🤖 AI Summary
Multimodal large language models (MLLMs) generate semantic IDs whose representations misalign with collaborative filtering (CF) signals, while conventional two-stage alignment incurs information loss and inflexible optimization. Method: We propose a single-stage dual-alignment semantic ID framework that jointly optimizes discrete quantization and cross-modal alignment. It introduces a multi-view contrastive alignment mechanism and a bidirectional dual-learning strategy to enable adaptive, flexible alignment of user- and ad-side semantic IDs. Furthermore, it integrates MLLM embeddings, ID-based CF debiasing, and triple co-occurrence structures (u2i, i2i, u2u) into a unified contrastive learning objective. Contribution/Results: Deployed across multiple advertising scenarios at Kuaishou, the method serves over 400 million users daily. Offline evaluations and online A/B tests demonstrate statistically significant improvements in recommendation accuracy and system efficiency.
📝 Abstract
Semantic IDs are discrete identifiers generated by quantizing the Multi-modal Large Language Models (MLLMs) embeddings, enabling efficient multi-modal content integration in recommendation systems. However, their lack of collaborative signals results in a misalignment with downstream discriminative and generative recommendation objectives. Recent studies have introduced various alignment mechanisms to address this problem, but their two-stage framework design still leads to two main limitations: (1) inevitable information loss during alignment, and (2) inflexibility in applying adaptive alignment strategies, consequently constraining the mutual information maximization during the alignment process.
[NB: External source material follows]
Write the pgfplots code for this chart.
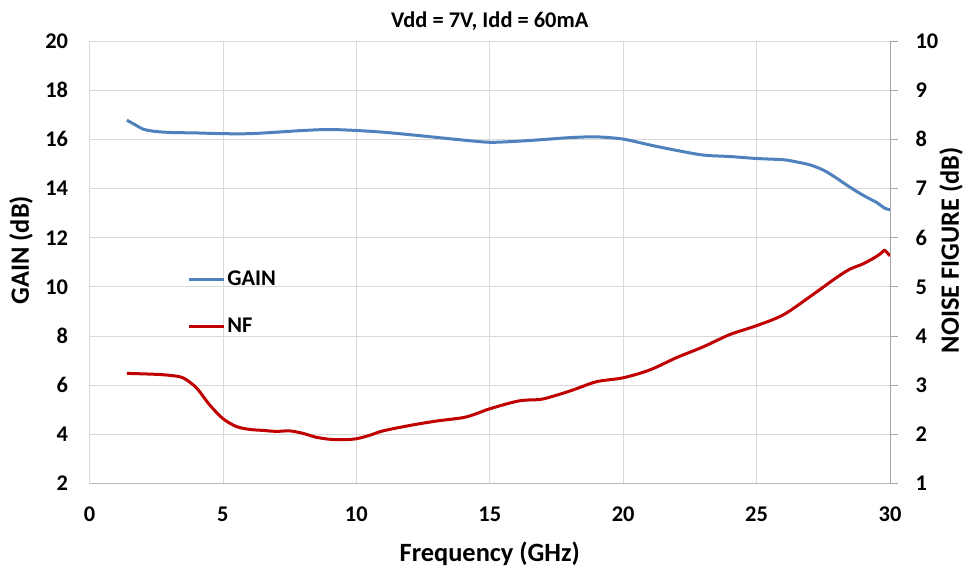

To address these limitations, we propose a novel and flexible one-stage Dual-Aligned Semantic IDs (DAS) method that simultaneously optimizes quantization and alignment, preserving semantic integrity and alignment quality while avoiding the information loss typically associated with two-stage methods. Meanwhile, DAS achieves more efficient alignment between the semantic IDs and collaborative signals, with the following two innovative and effective approaches: (1) Multi-view Constrative Alignment: To maximize mutual information between semantic IDs and collaborative signals, we first incorporate an ID-based CF debias module, and then design three effective contrastive alignment methods: dual user-to-item (u2i), dual item-to-item/user-to-user (i2i/u2u), and dual co-occurrence item-to-item/user-to-user (i2i/u2u). (2) Dual Learning: By aligning the dual quantizations of users and ads, the constructed semantic IDs for users and ads achieve stronger alignment. Finally, we conduct extensive offline experiments and online A/B tests to evaluate DAS's effectiveness, which is now successfully deployed across various advertising scenarios at Kuaishou App, serving over 400 million users daily.